42. In this context, we are inclined to refer to the ruling of the Apex Court in a decision reported in State of Gujarat v. Suryakant Chunilal Shah, (supra) where the Apex Court observed thus 1999-I-LLJ-265 at 273:
“26. The performance of a government servant is reflected in the annual character roll entries and, therefore, one of the methods of discerning the efficiency, honesty or integrity of a government servant is to look at his character roll entries for the whole tenure from the inception to the date on which decision for his compulsory retirement is taken. It is obvious that if the character roll is studded with adverse entries or the overall categorisation of the employee is poor and there is material also to cast doubts upon his integrity such a government servant cannot be said to be efficient. Efficiency is a bundle of sticks of personal assets, thickest of which is the stick of “integrity”. If this is missing the, whole bundle would disperse.

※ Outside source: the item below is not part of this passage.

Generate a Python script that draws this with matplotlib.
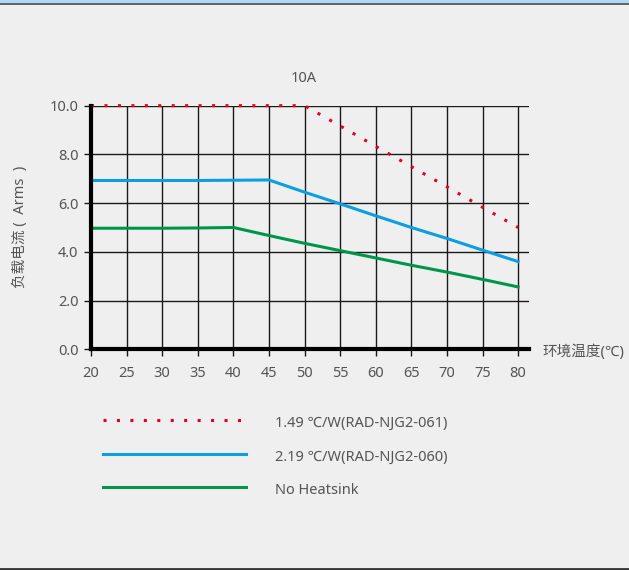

A government servant has, therefore, to keep his belt tight.”
43. We have discussed enough and we hold that the order of the President in No.E28014/14/90/Pers.IM069, dated June 29, 1990, is liable to be quashed and accordingly quashed on the ground that the same came to be passed not in the public interest but with mala fides in an arbitrary way.
44. In the result, all the three writ appeals are dismissed with costs of Rs. 3,000 in each of the writ appeal payable by the respective appellants to the Tamil Nadu State Legal Services Authority, High Court of Madras, Chennai-104, within a period of three months from today. Consequently, connected W.M.P. Nos. 7993 to 7997 of 998 are also dismissed.
45. Now, that the respondent has retired from service, the appellants shall take immediate steps to settle all benefits and amounts due to the respondent within a period of three months from today. After so complying, the appellants- shall send a report of the same to the Registrar of this Court.